Senator FERRIS (12:57 PM) —Today I want to pay tribute to a woman who was well known to many of us in this house and who was a trailblazer for women in the profession of journalism. Gay Davidson died in Canberra last week and several hundred of her friends gathered to mark her passing in a service last Friday. Gay was a journalist in Canberra for 30 years, many of them at the Canberra Times and much of that time in the Canberra press gallery. In fact, Gay Davidson was the first female head of bureau in the Canberra press gallery for the Canberra Times from 1975. Gay's face is among those preserved forever in that famous photograph on the steps of the old Parliament House as Sir David Smith dissolved the parliament of Prime Minister Gough Whitlam.

When I think of my friendship with Gay, lasting as it did for more than 40 years, three words come to mind to describe her: `tenacity', `capacity' and `generosity'. Let's start with `tenacity'. How many young girls drove themselves to school in the 1950s in a pre-war Singer sports car wearing their father's World War II RAF flying jacket and refused to accept that uniforms were compulsory? Gay's entry into journalism as one of the first women reporters on a New Zealand newspaper came at a time when girls covered mainly women's or social issues. Now, that's tenacity. Gay told me recently that she regarded newspaper reporting as a bit of a game. She recalled how she had lurked one frosty winter night outside a local trade union headquarters listening through a ventilation grille to a highly secret meeting of the Amalgamated Society of Railway Servants, who were determined to manipulate the vote to get a strike that they wanted. Gay wrote the story and split the New Zealand Trades Council as they searched for the rat who had leaked to `that girl reporter'. Now, that's tenacity.

But her capacity to achieve, to organise, to mentor, to befriend and to counsel even the most challenging friend earned her early respect from those in Canberra fortunate enough to be invited to her bountiful dining table in Hobart Avenue. Senior bureaucrats, academics, politicians, layabouts, strays adopted by her and her husband Ken and on occasions pure ring-ins were all made welcome and often left at lunch there wondering as darkness was falling where on earth the afternoon had disappeared to, lost as it was in a swirl of fascinating conversation that had captured all of us.

Gay's years as a senior and highly respected journalist in Canberra gave her a unique insight into the workings of the bureaucracy, academia and, importantly, government. She became a respected health and social welfare policy commentator and later served on a number of boards and committees in the ACT. Her generosity was boundless and, as a regular boarder at her Hobart Avenue home, I can attest to the number and variety of people I would find there when I returned from a late night parliamentary sitting. Apart from those who had stayed on from lunch, there were teenagers with parental conflicts, women escaping from troublesome relationships, men ejected by exasperated wives and lovers—all of them finding solace, a comforting meal and a warm bed in the generous hospitality of Gay's home. That spirit of generosity lives on today in her daughter Tui, who has so patiently and compassionately supported her mother in these last difficult years.

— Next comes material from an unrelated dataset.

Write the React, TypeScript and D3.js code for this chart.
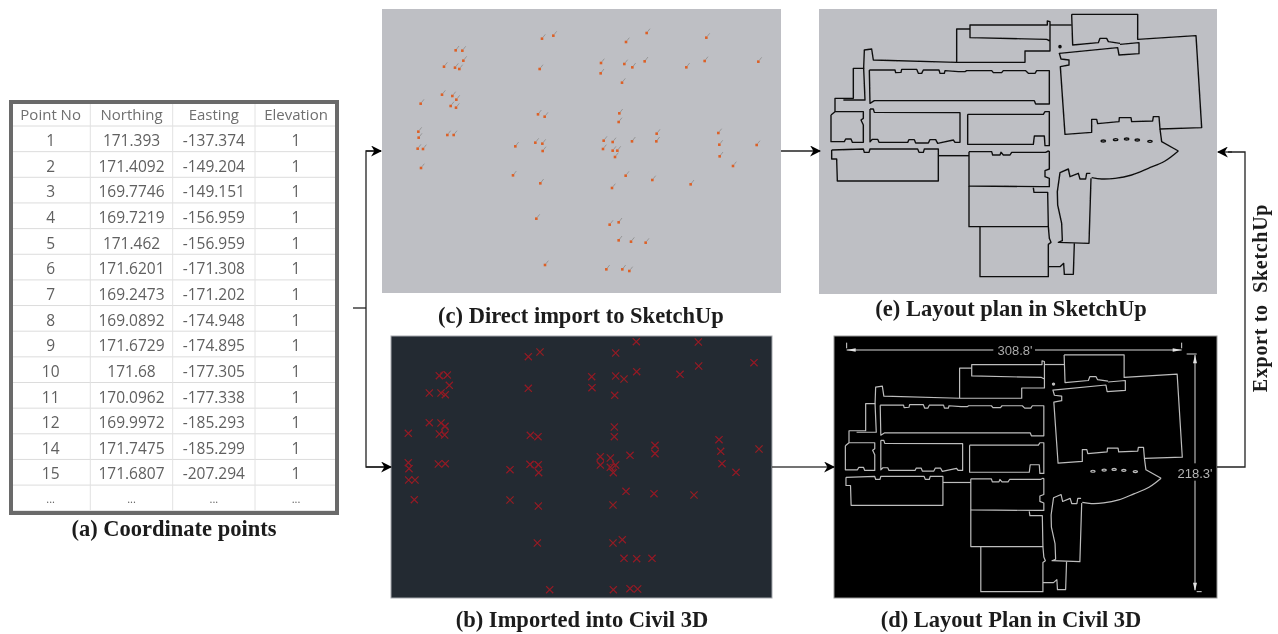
import React from "react";
import * as d3 from "d3";

const headers = ["Point No", "Northing", "Easting", "Elevation"];
const pointNo = ["1", "2", "3", "4", "5", "6", "7", "8", "9", "10", "11", "12", "14", "15", "..."];
const northing = ["171.393", "171.4092", "169.7746", "169.7219", "171.462", "171.6201", "169.2473", "169.0892", "171.6729", "171.68", "170.0962", "169.9972", "171.7475", "171.6807", "..."];
const easting = ["-137.374", "-149.204", "-149.151", "-156.959", "-156.959", "-171.308", "-171.202", "-174.948", "-174.895", "-177.305", "-177.338", "-185.293", "-185.299", "-207.294", "..."];
const elevation = ["1", "1", "1", "1", "1", "1", "1", "1", "1", "1", "1", "1", "1", "1", "..."];

type P = [number, number];

const sketchupPoints: P[] = [[227,136],[247,137],[250,167],[192,185],[225,188],[238,192],[186,269],[217,273],[229,284],[212,303],[228,308],[122,296],[115,380],[116,398],[113,431],[129,432],[202,390],[221,390],[123,489],[486,101],[520,92],[479,192],[474,328],[494,335],[406,424],[466,413],[487,416],[488,438],[399,511],[481,535],[469,641],[495,780],[738,111],[800,84],[663,174],[662,205],[733,177],[757,187],[794,169],[726,233],[979,98],[919,187],[974,168],[1135,170],[718,325],[716,351],[671,407],[669,432],[698,411],[698,437],[712,437],[705,456],[756,409],[830,386],[829,409],[1015,384],[1018,419],[1019,454],[1059,483],[1130,420],[737,512],[696,549],[817,525],[932,538],[689,659],[716,652],[716,706],[753,710],[797,713],[679,793],[727,793],[748,798]];
const civilPoints: P[] = [[163,137],[187,135],[193,166],[133,189],[168,189],[181,194],[133,278],[168,279],[180,289],[163,312],[179,315],[70,310],[70,398],[72,416],[71,450],[90,450],[160,402],[181,401],[88,509],[430,80],[465,66],[430,175],[436,316],[459,320],[375,419],[435,403],[460,404],[461,428],[375,510],[460,528],[457,639],[494,779],[692,69],[754,35],[620,140],[621,173],[692,138],[717,147],[755,125],[689,196],[940,36],[885,133],[941,108],[1107,98],[688,291],[688,320],[646,380],[646,405],[676,384],[676,412],[692,405],[685,428],[735,376],[810,346],[810,371],[1002,329],[1007,364],[1011,401],[1053,427],[1122,357],[723,484],[684,525],[807,491],[927,495],[684,639],[712,629],[717,685],[755,686],[801,685],[685,779],[735,776],[758,777]];
const civilRings: P[] = [[180,300],[175,135],[448,405],[646,393],[810,358],[682,412]];

const planLines: P[][] = [
  [[60,320],[60,280],[115,280],[115,190],[146,190],[148,135],[170,132],[175,165],[425,172],[630,172],[630,138],[705,138],[705,50],[697,48],[697,60],[465,60],[465,98],[695,103],[705,108]],
  [[425,172],[425,72],[465,72]],
  [[705,60],[770,60]],
  [[770,28],[968,28],[968,103],[1143,92],[1160,368],[1035,372],[1032,335],[1015,335],[1013,348],[950,350],[948,338],[913,338],[912,350],[848,356],[845,343],[830,343],[830,382],[750,388],[736,185],[762,180],[762,165],[738,162],[733,145],[908,128],[912,150],[972,146],[972,113],[915,118]],
  [[770,28],[773,120],[850,113],[855,100],[875,100],[880,110],[915,115]],
  [[1035,372],[1040,410],[1090,438]],
  [[826,505],[815,505],[812,522],[795,522],[790,505],[765,515],[760,492],[735,503],[727,560],[728,600],[740,655],[742,707],[730,712],[822,715],[828,520]],
  [[778,715],[775,808],[748,808],[746,775],[735,785],[700,785]],
  [[146,190],[150,285],[85,285]],
  [[163,195],[240,195],[242,203],[258,202],[260,193],[305,193],[310,205],[320,205],[325,195],[372,195],[375,205],[388,205],[390,197],[430,200],[450,200],[455,197],[530,197],[535,203],[560,203],[565,197],[580,197],[632,197],[640,205],[660,205],[665,197],[703,197],[703,297],[662,297],[658,287],[178,287],[165,295],[163,195]],
  [[165,312],[175,312],[178,322],[435,323],[435,412],[420,412],[415,405],[368,415],[362,404],[345,404],[340,414],[302,414],[298,404],[282,404],[278,412],[192,412],[188,403],[172,403],[165,410],[165,312]],
  [[458,328],[685,328],[690,320],[703,320],[703,422],[690,422],[688,393],[658,393],[655,418],[458,418],[458,328]],
  [[48,330],[60,320],[145,320],[145,340],[138,345],[145,360],[145,412],[112,412],[108,402],[92,402],[88,410],[48,410],[48,330]],
  [[50,435],[145,432],[148,442],[162,442],[165,432],[308,432],[312,442],[325,442],[328,432],[370,432],[370,528],[67,528],[65,462],[50,462],[50,435]],
  [[370,452],[462,452]],
  [[462,440],[530,440],[533,450],[555,450],[558,442],[565,450],[585,450],[590,442],[692,442],[700,438],[703,440],[703,492],[690,497],[690,515],[703,520],[703,545],[680,545],[462,543],[462,440]],
  [[462,543],[462,665],[700,665],[698,562],[657,562],[655,548]],
  [[495,665],[495,815],[700,815],[700,718],[708,712],[703,700],[700,665]],
];
const planCurve: P[] = [[1090,438],[1050,468],[1000,490],[950,510],[900,520],[860,522],[830,518]];
const planWindows: P[] = [[865,408],[902,404],[935,402],[967,405],[1005,409]];
const planDot: P = [735,125];

const widthLabel = "308.8'";
const heightLabel = "218.3'";

const sq = (a: number, b: number, c: number, d: number) => d3.scaleLinear().domain([a, b]).range([c, d]);

const cX = sq(0, 1215, 380, 785), cY = sq(0, 885, 5, 300);
const bX = sq(0, 1185, 385, 780), bY = sq(0, 825, 330, 605);
const eX = sq(0, 1215, 815, 1220), eY = sq(0, 885, 5, 300);
const dX = sq(60, 1160, 849, 1182.3), dY = sq(25, 815, 354, 591.7);
const dimX = sq(0, 1200, 825, 1225), dimY = sq(0, 825, 330, 605);

const serif = "'Liberation Serif', serif";
const tableFont = "'Open Sans', sans-serif";

const colX = [11, 90.3, 172.7, 255, 337];
const rowTop = 103.5;
const headerH = 22.5;
const rowH = 25.65;

function Plan({ x, y, color, w, dy = 0 }: { x: any; y: any; color: string; w: number; dy?: number }) {
  const line = d3.line<P>().x((p) => x(p[0])).y((p) => y(p[1]));
  const curve = d3.line<P>().x((p) => x(p[0])).y((p) => y(p[1])).curve(d3.curveCatmullRom);
  return (
    <g fill="none" stroke={color} strokeWidth={w} strokeLinejoin="round">
      {planLines.map((l, i) => <path key={i} d={line(l) as string} />)}
      <path d={curve(planCurve) as string} />
      {planWindows.map((p, i) => (
        <ellipse key={i} cx={x(p[0])} cy={y(p[1]) + dy} rx={2.2} ry={1} />
      ))}
      <circle cx={x(planDot[0])} cy={y(planDot[1])} r={1.1} fill={color} />
    </g>
  );
}

export default function App() {
  const columns = [pointNo, northing, easting, elevation];
  const tableRight = colX[4];
  const tableBottom = rowTop + headerH + rowH * pointNo.length;
  return (
    <svg width={1278} height={634} style={{ position: "absolute", left: 0, top: 0, background: "#fff" }}>
      <defs>
        <filter id="soft" x="-5%" y="-5%" width="110%" height="110%"><feGaussianBlur stdDeviation="0.5" /></filter>
        <filter id="soft2" x="-5%" y="-5%" width="110%" height="110%"><feGaussianBlur stdDeviation="0.4" /></filter>
        <marker id="arr" viewBox="0 0 10 10" refX="9" refY="5" markerWidth="11" markerHeight="11" markerUnits="userSpaceOnUse" orient="auto">
          <path d="M0,0 L10,5 L0,10 L3,5 Z" fill="#000" />
        </marker>
      </defs>

      {/* (a) table */}
      <g filter="url(#soft)">
        <rect x={11} y={102} width={326} height={411} fill="#fff" />
        {d3.range(0, pointNo.length + 1).map((i) => {
          const y = rowTop + headerH + rowH * i;
          return <line key={i} x1={11} x2={tableRight} y1={y} y2={y} stroke="#dcdcdc" strokeWidth={1} />;
        })}
        {colX.slice(1, 4).map((x, i) => <line key={i} x1={x} x2={x} y1={102} y2={tableBottom} stroke="#e2e2e2" />)}
        {headers.map((h, i) => (
          <text key={h} x={(colX[i] + colX[i + 1]) / 2} y={120} textAnchor="middle" fontFamily={tableFont} fontSize={15} fill="#6f6f6f">{h}</text>
        ))}
        {columns.map((col, c) => col.map((v, r) => (
          <text key={c + "-" + r} x={(colX[c] + colX[c + 1]) / 2} y={rowTop + headerH + rowH * r + (v === "..." ? 18 : 20)} textAnchor="middle" fontFamily={tableFont} fontSize={v === "..." ? 11 : 15.5} fill="#606060">{v}</text>
        )))}
      </g>
      <rect x={11} y={102} width={326} height={411} fill="none" stroke="#6a6a6a" strokeWidth={4} />

      {/* (c) */}
      <rect x={382} y={9} width={399} height={284} fill="#bebfc4" />
      <g filter="url(#soft)">
        {sketchupPoints.map((p, i) => (
          <g key={i}>
            <line x1={cX(p[0] + 3)} y1={cY(p[1] - 4)} x2={cX(p[0] + 10)} y2={cY(p[1] - 13)} stroke="#8d8d8d" strokeWidth={0.8} />
            <rect x={cX(p[0]) - 1.3} y={cY(p[1]) - 1.3} width={2.6} height={2.6} fill="#dc6028" />
          </g>
        ))}
      </g>

      {/* (e) */}
      <rect x={819} y={9} width={398} height={285} fill="#bebfc4" />
      <g filter="url(#soft2)"><Plan x={eX} y={eY} color="#111" w={1.4} /></g>

      {/* (b) */}
      <rect x={391} y={336} width={381} height={262} fill="#232a32" stroke="#a5a8ad" strokeWidth={1} />
      <g filter="url(#soft2)" stroke="#951a24" strokeWidth={1.2} fill="none">
        {civilPoints.map((p, i) => {
          const x = bX(p[0]), y = bY(p[1]);
          return <path key={i} d={`M${x - 3.6},${y - 3.6}L${x + 3.6},${y + 3.6}M${x - 3.6},${y + 3.6}L${x + 3.6},${y - 3.6}`} />;
        })}
        {civilRings.map((p, i) => <circle key={i} cx={bX(p[0])} cy={bY(p[1])} r={3.4} strokeWidth={0.7} />)}
      </g>

      {/* (d) */}
      <rect x={834} y={336} width={383} height={262} fill="#000" stroke="#999" strokeWidth={1} />
      <g filter="url(#soft2)">
        <Plan x={dX} y={dY} color="#bdbdbd" w={1.2} dy={2} />
        <g stroke="#d8d8d8" strokeWidth={1} fill="none">
          <line x1={dimX(65)} x2={dimX(505)} y1={dimY(60)} y2={dimY(60)} />
          <line x1={dimX(630)} x2={dimX(1070)} y1={dimY(60)} y2={dimY(60)} />
          <line x1={dimX(65)} x2={dimX(65)} y1={dimY(38)} y2={dimY(55)} />
          <line x1={dimX(1070)} x2={dimX(1070)} y1={dimY(38)} y2={dimY(55)} />
          <line x1={dimX(1085)} x2={dimX(1115)} y1={dimY(72)} y2={dimY(72)} />
          <line x1={dimX(1110)} x2={dimX(1110)} y1={dimY(75)} y2={dimY(400)} />
          <line x1={dimX(1110)} x2={dimX(1110)} y1={dimY(452)} y2={dimY(780)} />
          <line x1={dimX(1115)} x2={dimX(1130)} y1={dimY(785)} y2={dimY(785)} />
        </g>
        <g fill="#e4e4e4">
          <path d={`M${dimX(65)},${dimY(60)}L${dimX(92)},${dimY(55)}L${dimX(92)},${dimY(65)}Z`} />
          <path d={`M${dimX(1070)},${dimY(60)}L${dimX(1043)},${dimY(55)}L${dimX(1043)},${dimY(65)}Z`} />
          <path d={`M${dimX(1110)},${dimY(75)}L${dimX(1104)},${dimY(100)}L${dimX(1116)},${dimY(100)}Z`} />
          <path d={`M${dimX(1110)},${dimY(783)}L${dimX(1104)},${dimY(758)}L${dimX(1116)},${dimY(758)}Z`} />
        </g>
        <text x={dimX(570)} y={dimY(60) + 5} textAnchor="middle" fontFamily="'Liberation Sans', sans-serif" fontSize={13} fill="#aaa">{widthLabel}</text>
        <text x={dimX(1110)} y={dimY(428) + 5} textAnchor="middle" fontFamily="'Liberation Sans', sans-serif" fontSize={13} fill="#b4b4b4">{heightLabel}</text>
      </g>

      {/* connectors */}
      <g fill="none" stroke="#222" strokeWidth={1.3}>
        <line x1={353} x2={366} y1={308} y2={308} />
        <path d="M381,151 H366 V467 H390" />
        <line x1={366} x2={381} y1={151} y2={151} markerEnd="url(#arr)" />
        <line x1={366} x2={391} y1={467} y2={467} markerEnd="url(#arr)" />
        <line x1={781} x2={820} y1={151} y2={151} markerEnd="url(#arr)" />
        <line x1={772} x2={834} y1={467} y2={467} stroke="#444" markerEnd="url(#arr)" />
        <path d="M1217,467 H1245 V152 H1228" />
        <line x1={1232} x2={1218} y1={152} y2={152} markerEnd="url(#arr)" />
      </g>

      {/* captions */}
      <g fontFamily={serif} fontWeight="bold" fontSize={22.5} fill="#1a1a1a" textAnchor="middle" filter="url(#soft2)">
        <text x={174} y={536}>(a) Coordinate points</text>
        <text x={581} y={323}>(c) Direct import to SketchUp</text>
        <text x={1011} y={316}>(e) Layout plan in SketchUp</text>
        <text x={582} y={627}>(b) Imported into Civil 3D</text>
        <text x={1011} y={627}>(d) Layout Plan in Civil 3D</text>
        <text transform="translate(1267,298) rotate(-90)" fontSize={20} letterSpacing={0.7} xmlSpace="preserve" style={{ whiteSpace: "pre" }}>Export to  SketchUp</text>
      </g>
    </svg>
  );
}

Many people will remember Gay Davidson as the tireless campaigner for a compulsory measles vaccine after the tragic death at the age of 12 of her second daughter, Kiri, from complications arising from what appeared to have been a simple childhood illness. More recently, Gay has struggled with a difficult illness herself, borne with great dignity and the courage that was characteristic throughout her life. Dozens of Canberra friends gathered to say goodbye to Gay and to celebrate her life at the Canberra Press Club where, ever the trailblazer, she had also served as the first female president. Her many friends mourn her passing.